— START PROVIDED ENTRIES —

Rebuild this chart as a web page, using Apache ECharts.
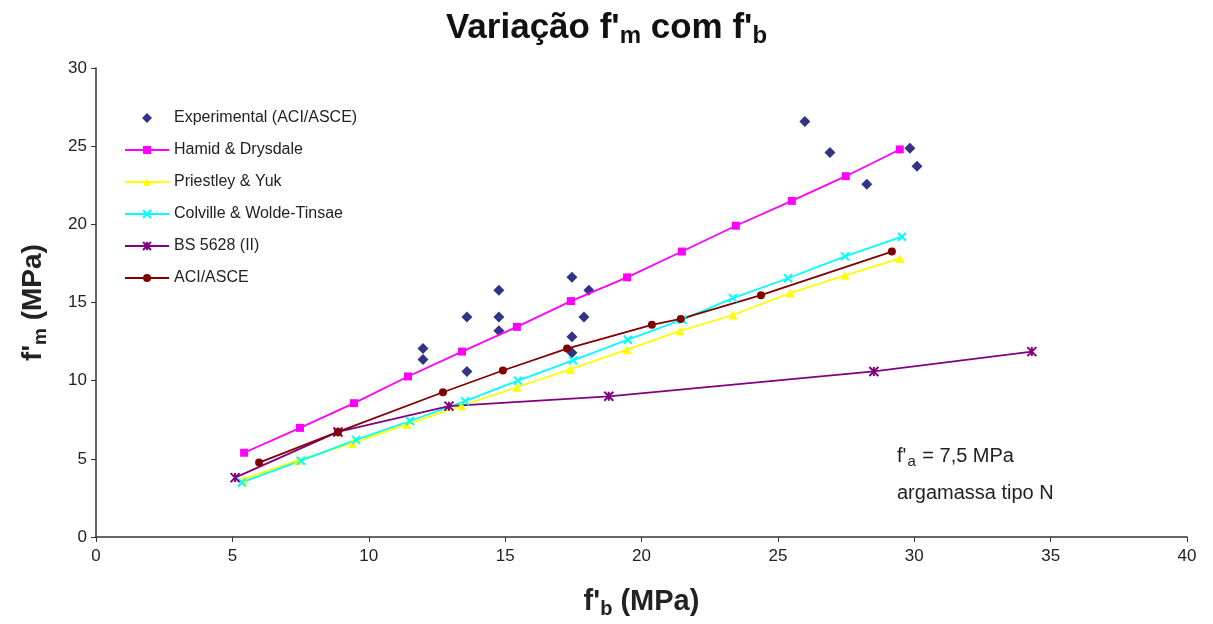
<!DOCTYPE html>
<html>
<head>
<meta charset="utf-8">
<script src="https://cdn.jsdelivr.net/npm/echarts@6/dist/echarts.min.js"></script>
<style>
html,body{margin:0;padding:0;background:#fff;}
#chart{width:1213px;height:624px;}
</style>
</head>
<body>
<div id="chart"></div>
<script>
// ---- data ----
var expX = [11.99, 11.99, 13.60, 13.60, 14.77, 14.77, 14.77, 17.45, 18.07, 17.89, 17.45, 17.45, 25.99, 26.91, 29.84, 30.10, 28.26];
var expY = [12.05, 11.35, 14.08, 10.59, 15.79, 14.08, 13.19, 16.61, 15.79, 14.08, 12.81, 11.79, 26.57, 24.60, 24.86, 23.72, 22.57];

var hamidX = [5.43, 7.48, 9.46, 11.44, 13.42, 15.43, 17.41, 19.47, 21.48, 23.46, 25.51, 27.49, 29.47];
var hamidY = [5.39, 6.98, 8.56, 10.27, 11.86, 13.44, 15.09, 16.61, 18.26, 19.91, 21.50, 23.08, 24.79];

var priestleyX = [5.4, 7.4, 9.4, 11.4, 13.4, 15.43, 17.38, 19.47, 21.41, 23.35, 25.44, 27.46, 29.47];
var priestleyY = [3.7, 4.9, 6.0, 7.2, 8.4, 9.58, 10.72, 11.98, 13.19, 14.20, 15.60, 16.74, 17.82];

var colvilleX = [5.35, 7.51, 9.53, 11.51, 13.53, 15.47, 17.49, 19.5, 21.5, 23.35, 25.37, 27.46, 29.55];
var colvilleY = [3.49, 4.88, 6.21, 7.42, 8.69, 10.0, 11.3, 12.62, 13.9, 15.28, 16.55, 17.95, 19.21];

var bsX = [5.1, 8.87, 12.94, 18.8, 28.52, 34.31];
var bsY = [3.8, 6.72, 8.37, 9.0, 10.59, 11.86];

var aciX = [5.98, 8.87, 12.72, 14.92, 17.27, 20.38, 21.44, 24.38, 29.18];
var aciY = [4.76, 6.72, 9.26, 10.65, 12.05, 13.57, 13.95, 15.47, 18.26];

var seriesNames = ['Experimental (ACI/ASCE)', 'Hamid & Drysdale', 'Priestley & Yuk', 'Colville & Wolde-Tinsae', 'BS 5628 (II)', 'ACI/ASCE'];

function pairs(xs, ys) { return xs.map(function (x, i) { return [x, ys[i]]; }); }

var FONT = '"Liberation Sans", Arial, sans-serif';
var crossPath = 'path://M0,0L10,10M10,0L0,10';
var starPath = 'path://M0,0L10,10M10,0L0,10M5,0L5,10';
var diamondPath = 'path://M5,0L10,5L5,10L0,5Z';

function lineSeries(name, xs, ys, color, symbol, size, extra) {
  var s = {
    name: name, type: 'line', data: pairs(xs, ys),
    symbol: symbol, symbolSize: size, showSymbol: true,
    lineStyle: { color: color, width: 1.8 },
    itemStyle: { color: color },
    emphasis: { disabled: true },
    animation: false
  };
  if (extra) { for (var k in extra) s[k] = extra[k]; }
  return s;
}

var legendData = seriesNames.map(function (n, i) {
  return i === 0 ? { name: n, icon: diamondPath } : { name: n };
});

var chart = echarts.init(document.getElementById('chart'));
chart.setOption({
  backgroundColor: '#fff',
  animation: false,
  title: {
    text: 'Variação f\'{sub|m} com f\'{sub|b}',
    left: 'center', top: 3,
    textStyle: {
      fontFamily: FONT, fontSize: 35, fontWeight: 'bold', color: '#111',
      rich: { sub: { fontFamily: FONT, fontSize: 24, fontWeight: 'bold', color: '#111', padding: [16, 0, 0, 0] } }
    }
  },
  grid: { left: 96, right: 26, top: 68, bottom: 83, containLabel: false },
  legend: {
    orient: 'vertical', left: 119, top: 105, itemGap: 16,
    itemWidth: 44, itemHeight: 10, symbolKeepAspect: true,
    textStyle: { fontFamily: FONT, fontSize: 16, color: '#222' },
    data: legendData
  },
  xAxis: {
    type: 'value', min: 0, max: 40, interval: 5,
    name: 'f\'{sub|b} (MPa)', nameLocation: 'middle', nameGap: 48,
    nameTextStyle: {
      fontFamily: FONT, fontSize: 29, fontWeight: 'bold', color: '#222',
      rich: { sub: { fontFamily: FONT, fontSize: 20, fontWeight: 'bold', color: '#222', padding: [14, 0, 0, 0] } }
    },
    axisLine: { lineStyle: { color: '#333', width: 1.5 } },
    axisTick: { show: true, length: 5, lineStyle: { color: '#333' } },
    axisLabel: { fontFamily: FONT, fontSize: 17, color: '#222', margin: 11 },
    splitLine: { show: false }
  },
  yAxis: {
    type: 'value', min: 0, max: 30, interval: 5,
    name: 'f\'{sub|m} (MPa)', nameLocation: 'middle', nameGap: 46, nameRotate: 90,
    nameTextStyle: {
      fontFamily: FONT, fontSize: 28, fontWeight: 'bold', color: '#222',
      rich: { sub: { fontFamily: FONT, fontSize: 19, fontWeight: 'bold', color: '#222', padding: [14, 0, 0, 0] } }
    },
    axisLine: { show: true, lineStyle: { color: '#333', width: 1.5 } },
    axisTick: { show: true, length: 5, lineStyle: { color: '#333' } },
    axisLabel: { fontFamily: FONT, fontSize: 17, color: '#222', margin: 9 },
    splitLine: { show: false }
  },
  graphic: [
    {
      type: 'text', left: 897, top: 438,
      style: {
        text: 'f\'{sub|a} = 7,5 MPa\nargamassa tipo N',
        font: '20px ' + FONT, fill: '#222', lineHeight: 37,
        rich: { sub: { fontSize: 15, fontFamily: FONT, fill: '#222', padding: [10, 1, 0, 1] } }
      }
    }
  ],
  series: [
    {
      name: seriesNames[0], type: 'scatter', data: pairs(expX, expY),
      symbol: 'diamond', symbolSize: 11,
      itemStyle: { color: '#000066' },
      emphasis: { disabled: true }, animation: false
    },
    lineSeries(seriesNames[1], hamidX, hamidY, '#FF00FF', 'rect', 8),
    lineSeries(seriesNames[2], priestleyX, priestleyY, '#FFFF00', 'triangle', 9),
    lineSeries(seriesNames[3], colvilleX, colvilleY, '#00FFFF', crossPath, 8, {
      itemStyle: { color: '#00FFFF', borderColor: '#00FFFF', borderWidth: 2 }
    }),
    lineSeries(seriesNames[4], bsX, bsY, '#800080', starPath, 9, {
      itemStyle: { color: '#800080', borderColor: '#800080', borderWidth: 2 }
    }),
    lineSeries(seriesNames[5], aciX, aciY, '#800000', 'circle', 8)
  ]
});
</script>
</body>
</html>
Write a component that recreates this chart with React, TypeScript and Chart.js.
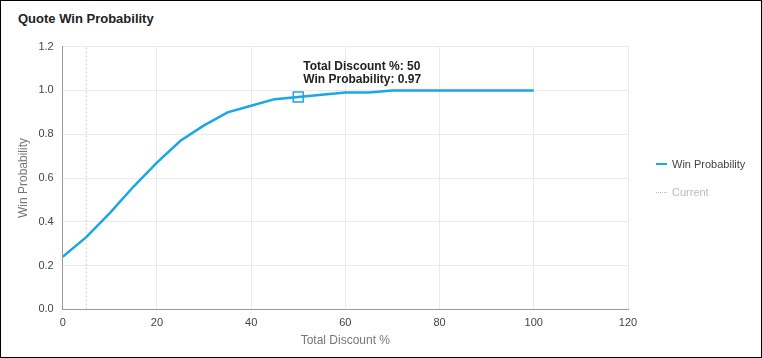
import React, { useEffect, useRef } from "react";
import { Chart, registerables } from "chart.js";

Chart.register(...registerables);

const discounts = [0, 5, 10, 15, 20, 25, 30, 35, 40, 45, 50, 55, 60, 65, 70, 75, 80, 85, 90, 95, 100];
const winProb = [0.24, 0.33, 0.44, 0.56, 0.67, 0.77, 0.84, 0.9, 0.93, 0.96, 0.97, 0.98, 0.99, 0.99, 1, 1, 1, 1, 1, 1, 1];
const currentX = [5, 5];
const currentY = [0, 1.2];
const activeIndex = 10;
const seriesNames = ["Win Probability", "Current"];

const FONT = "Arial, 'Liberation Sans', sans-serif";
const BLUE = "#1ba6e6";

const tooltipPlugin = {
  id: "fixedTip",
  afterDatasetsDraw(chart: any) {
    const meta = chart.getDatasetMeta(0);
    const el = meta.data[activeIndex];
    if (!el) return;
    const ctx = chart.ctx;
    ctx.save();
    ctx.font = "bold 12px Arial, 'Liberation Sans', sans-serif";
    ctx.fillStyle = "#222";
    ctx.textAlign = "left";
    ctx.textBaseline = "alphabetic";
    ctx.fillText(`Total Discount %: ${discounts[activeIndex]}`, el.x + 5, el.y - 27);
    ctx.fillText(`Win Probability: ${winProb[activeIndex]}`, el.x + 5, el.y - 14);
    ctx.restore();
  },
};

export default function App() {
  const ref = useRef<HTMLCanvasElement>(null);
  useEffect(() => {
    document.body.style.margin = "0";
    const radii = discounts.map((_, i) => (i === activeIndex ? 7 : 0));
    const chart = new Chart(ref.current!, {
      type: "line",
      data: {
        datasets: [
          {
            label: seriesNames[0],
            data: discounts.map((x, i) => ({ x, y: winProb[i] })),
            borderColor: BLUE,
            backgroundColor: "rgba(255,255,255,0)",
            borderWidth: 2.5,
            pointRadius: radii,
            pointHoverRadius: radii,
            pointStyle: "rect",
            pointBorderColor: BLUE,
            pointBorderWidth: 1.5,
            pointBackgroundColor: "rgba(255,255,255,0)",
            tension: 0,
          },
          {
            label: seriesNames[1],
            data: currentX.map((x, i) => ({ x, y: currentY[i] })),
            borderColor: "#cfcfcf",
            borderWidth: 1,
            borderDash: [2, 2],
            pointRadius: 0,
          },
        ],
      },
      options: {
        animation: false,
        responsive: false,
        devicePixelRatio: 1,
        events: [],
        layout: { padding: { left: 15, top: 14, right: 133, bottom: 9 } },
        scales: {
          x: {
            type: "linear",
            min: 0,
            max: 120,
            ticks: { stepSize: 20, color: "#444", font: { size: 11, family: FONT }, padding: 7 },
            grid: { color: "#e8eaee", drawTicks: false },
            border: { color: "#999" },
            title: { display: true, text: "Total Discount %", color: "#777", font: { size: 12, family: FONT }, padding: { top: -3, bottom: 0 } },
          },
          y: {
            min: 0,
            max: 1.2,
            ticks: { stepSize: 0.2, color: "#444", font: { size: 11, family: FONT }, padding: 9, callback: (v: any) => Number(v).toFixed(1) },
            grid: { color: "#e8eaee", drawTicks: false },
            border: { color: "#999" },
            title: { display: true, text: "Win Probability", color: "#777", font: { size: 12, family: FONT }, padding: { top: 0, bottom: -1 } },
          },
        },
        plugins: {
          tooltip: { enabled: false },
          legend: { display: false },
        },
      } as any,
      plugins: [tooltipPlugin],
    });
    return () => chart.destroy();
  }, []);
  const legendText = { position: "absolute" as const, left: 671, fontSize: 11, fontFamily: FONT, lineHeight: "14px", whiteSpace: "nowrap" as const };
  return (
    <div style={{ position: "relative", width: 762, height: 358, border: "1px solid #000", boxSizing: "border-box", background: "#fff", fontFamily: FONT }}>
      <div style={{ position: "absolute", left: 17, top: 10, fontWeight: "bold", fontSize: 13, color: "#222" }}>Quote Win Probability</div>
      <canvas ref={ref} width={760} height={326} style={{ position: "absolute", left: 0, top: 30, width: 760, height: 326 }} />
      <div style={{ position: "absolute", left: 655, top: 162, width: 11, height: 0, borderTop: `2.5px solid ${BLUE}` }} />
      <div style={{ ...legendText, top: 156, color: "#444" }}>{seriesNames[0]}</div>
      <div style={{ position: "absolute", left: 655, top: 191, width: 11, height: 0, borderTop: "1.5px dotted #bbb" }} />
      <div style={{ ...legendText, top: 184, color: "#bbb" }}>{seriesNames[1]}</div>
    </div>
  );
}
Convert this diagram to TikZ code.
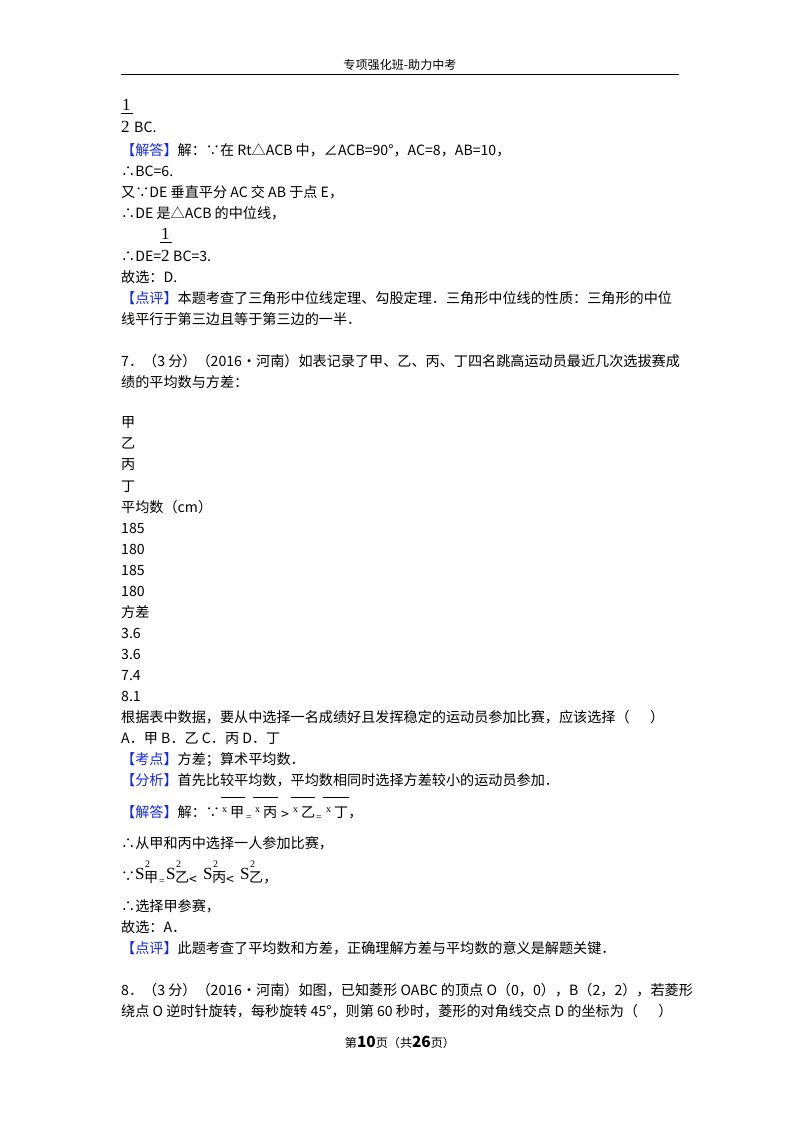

— END PROVIDED ENTRIES —

YOUR TASK> Return, please, the exact lines from the beginning of the entries above through the line containing "16.55, 17.95, 19.21];", both included; pictures are left out.

COMPLETE OUTPUT>
Rebuild this chart as a web page, using Apache ECharts.
<!DOCTYPE html>
<html>
<head>
<meta charset="utf-8">
<script src="https://cdn.jsdelivr.net/npm/echarts@6/dist/echarts.min.js"></script>
<style>
html,body{margin:0;padding:0;background:#fff;}
#chart{width:1213px;height:624px;}
</style>
</head>
<body>
<div id="chart"></div>
<script>
// ---- data ----
var expX = [11.99, 11.99, 13.60, 13.60, 14.77, 14.77, 14.77, 17.45, 18.07, 17.89, 17.45, 17.45, 25.99, 26.91, 29.84, 30.10, 28.26];
var expY = [12.05, 11.35, 14.08, 10.59, 15.79, 14.08, 13.19, 16.61, 15.79, 14.08, 12.81, 11.79, 26.57, 24.60, 24.86, 23.72, 22.57];

var hamidX = [5.43, 7.48, 9.46, 11.44, 13.42, 15.43, 17.41, 19.47, 21.48, 23.46, 25.51, 27.49, 29.47];
var hamidY = [5.39, 6.98, 8.56, 10.27, 11.86, 13.44, 15.09, 16.61, 18.26, 19.91, 21.50, 23.08, 24.79];

var priestleyX = [5.4, 7.4, 9.4, 11.4, 13.4, 15.43, 17.38, 19.47, 21.41, 23.35, 25.44, 27.46, 29.47];
var priestleyY = [3.7, 4.9, 6.0, 7.2, 8.4, 9.58, 10.72, 11.98, 13.19, 14.20, 15.60, 16.74, 17.82];

var colvilleX = [5.35, 7.51, 9.53, 11.51, 13.53, 15.47, 17.49, 19.5, 21.5, 23.35, 25.37, 27.46, 29.55];
var colvilleY = [3.49, 4.88, 6.21, 7.42, 8.69, 10.0, 11.3, 12.62, 13.9, 15.28, 16.55, 17.95, 19.21];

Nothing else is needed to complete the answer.